И он – охламон – поначалу гордо тряс головой – нет! вот еще! меня так просто голыми руками не возьмешь, – хотя ему хотелось завопить: да, да, да! – но он все еще не верил, что ее можно вот так поймать на слове, затащить в сети правдоподобия, в ею самой затеянный розыгрыш. И пока она сбрасывала халатик и ныряла к нему под одеяло, и искала его руками, голыми руками, и, казалось, всюду натыкалась только на третьего-лишнего, все еще не верил, и только когда услышал знакомое «о да, еще… еще… о, какой ты… сильнее… не останавливайся… еще… да-да-да!» – только тогда поверил и смутно начал понимать, как она живет на этой тонкой проволоке между «было» и «будет», не по-людски – чтобы только вперед, а то туда, то сюда, но все это понимание…

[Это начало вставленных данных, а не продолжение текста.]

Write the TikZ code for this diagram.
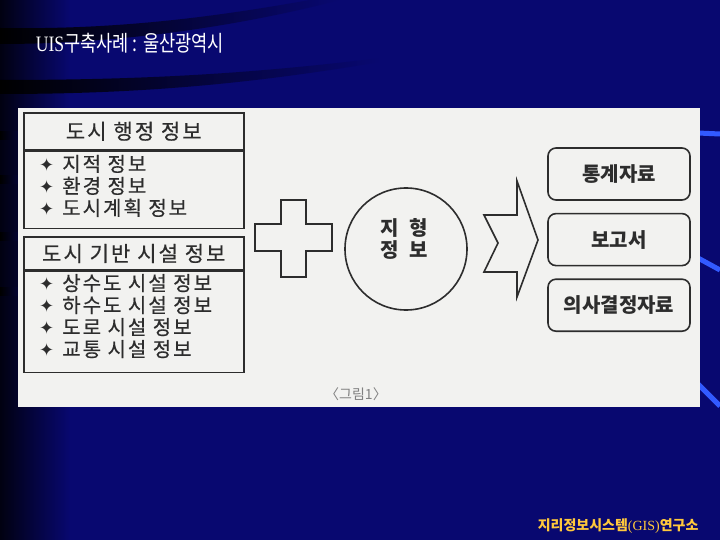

Муж-1-3 влетел в комнату, держа переносной телефон, как заброшенный в электронные волны спиннинг, – антенной вперед.
– Это он! По коллекту звонит, подлец, за наш счет! Говори! Что хочешь говори – только подольше! Подматывай гада, не дай сойти!
Антон ошалело взял телефонную трубку двумя руками.
5. Похититель
– Мистер Себеж? Ну скажите на милость, почему всегда я, один я? Почему я все должен делать один? Кажется, мы оба заинтересованы в деле. Нужно элементарное чувство справедливости… У меня разработан последний этап. Превосходный план. Вы приезжаете на берег озера. Отвязываете указанную вам лодку, ставите в нее сумку с деньгами, запускаете мотор. И все. Дальше работает радиоконтроль. Вы меня слушаете? Вам интересно то, что. я говорю? Наконец-то кому-то интересно, что я говорю. Итак, я пригоняю лодку к себе, сажаю в нее Голду и возвращаю вам. Мы не встречаемся, не видим друг друга. Но до этого? Как вы попадете на берег озера в нужное место, хотел бы я знать?
Голос у похитителя был молодой, чуть тронутый акцентом. Мексиканским? Кубинским? Досада человека, отрываемого от важных дел на чужие затеи и капризы, позвякивала в каждой фразе. И в то же время он сыпал словами с такой скоростью, словно не был уверен, что его дослушают до конца.
– Если вы дадите мне название озера и адрес места, я могу приехать на машине, – сказал Антон.